Overestimating how cheaply you can recover from one wrong turn
A wrong exit or small misread is usually fixable, but departure day is not only about fixability. It is about how much calm each correction costs.
A practical framework for choosing your airport route
Step 1
Start with the luggage reality, not the map.
Step 2
Assess the hotel-side friction honestly.
Step 3
Decide whether timing certainty or reduced handling matters more.
Step 4
Protect the weakest part of the route.
Step 5
Commit before checkout.
What travelers usually regret
By the end of departure day, the regrets tend to be remarkably consistent.
- keeping the suitcase with them too long
- choosing a route that looked efficient but felt wrong with luggage
- assuming the bus stop or station entrance was simpler than it actually was
- treating departure day like a normal sightseeing day with one airport ride tacked on at the end
- thinking they still had plenty of time after several small delays had already accumulated
Leaving Korea smoothly is mostly about removing one unnecessary problem at a time
Departure day does not need to be elegant. It needs to stay controlled.
That usually means choosing the route that honestly fits your luggage, resolving the storage question early if the day is split by checkout, deciding between rail, bus, and taxi before you are already outside, and accepting that the city-to-airport segment involves more friction than the ride time alone suggests.

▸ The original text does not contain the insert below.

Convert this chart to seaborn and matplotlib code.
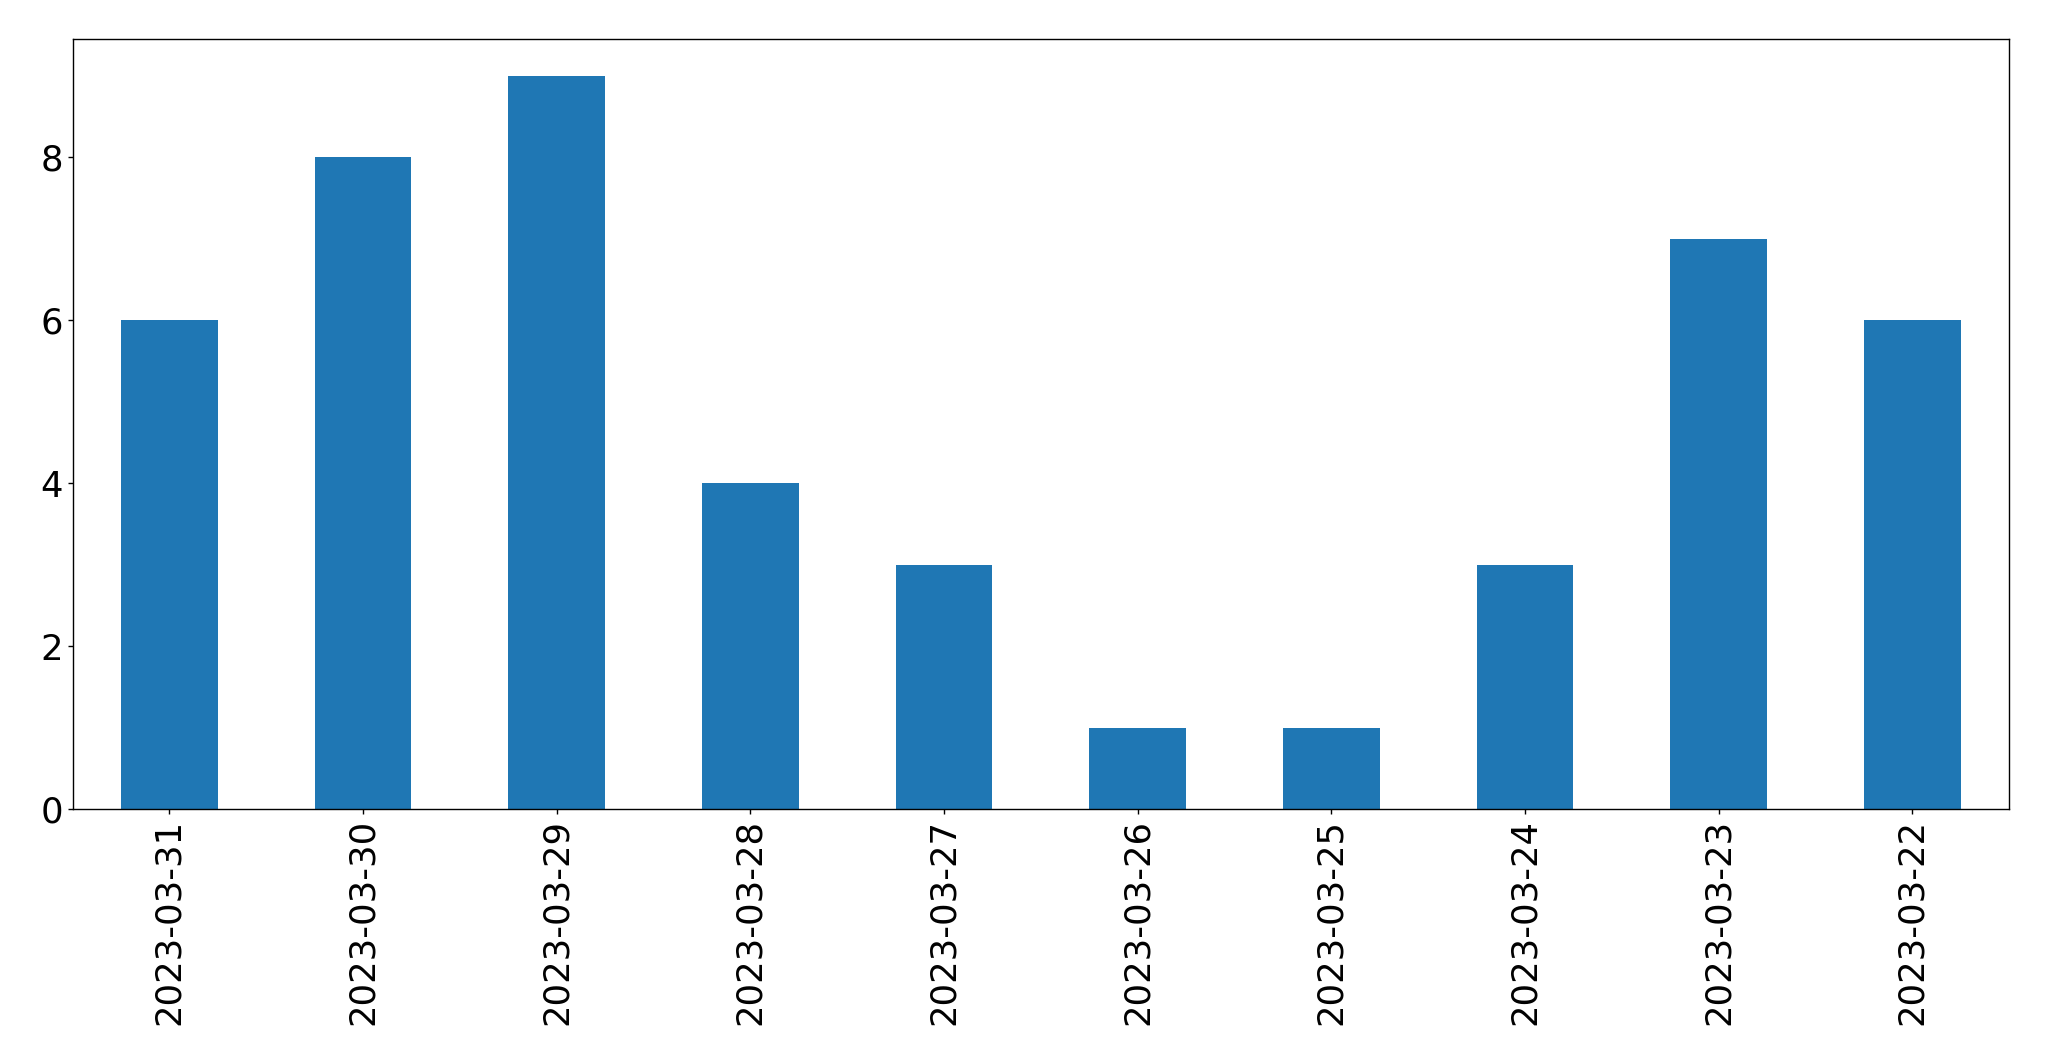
import matplotlib
matplotlib.use("Agg")
import matplotlib.pyplot as plt
import pandas as pd
import seaborn as sns

dates = ["2023-03-31", "2023-03-30", "2023-03-29", "2023-03-28", "2023-03-27",
         "2023-03-26", "2023-03-25", "2023-03-24", "2023-03-23", "2023-03-22"]
counts = [6, 8, 9, 4, 3, 1, 1, 3, 7, 6]

df = pd.DataFrame({"date": dates, "count": counts})

sns.set_style("ticks", rc={"axes.edgecolor": "black", "xtick.color": "black",
                           "ytick.color": "black", "text.color": "black",
                           "axes.labelcolor": "black"})
plt.rcParams["font.family"] = ["DejaVu Sans"]
fig, ax = plt.subplots(figsize=(20.49, 10.61), dpi=100)
sns.barplot(data=df, x="date", y="count", ax=ax, color="#1f77b4",
            saturation=1, width=0.5, order=dates, linewidth=0)
ax.set_xlim(-0.5, 9.5)
ax.set_ylim(0, 9.45)
ax.set_xlabel("")
ax.set_ylabel("")
ax.tick_params(axis="both", labelsize=25.5, colors="black", width=1)
ax.tick_params(axis="x", labelrotation=90)
for s in ax.spines.values():
    s.set_visible(True)
    s.set_linewidth(1)
    s.set_color("black")
fig.subplots_adjust(left=0.0354, right=0.9805, top=0.963, bottom=0.2375)
fig.savefig("out.png", dpi=100)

Rail is strong when timing clarity matters and station friction stays manageable. The airport bus is strong when the stop is genuinely useful and the luggage burden of rail has become real. A taxi is strong when the final city leg has become more costly in effort than the fare difference justifies.
There is no universally correct answer. There is only the route that fits your final day well enough that you are not spending your last hours in Korea fighting small problems that should have been removed earlier. That is what a smooth departure usually looks like: not a perfect plan, just fewer avoidable mistakes between the hotel door and Incheon Airport.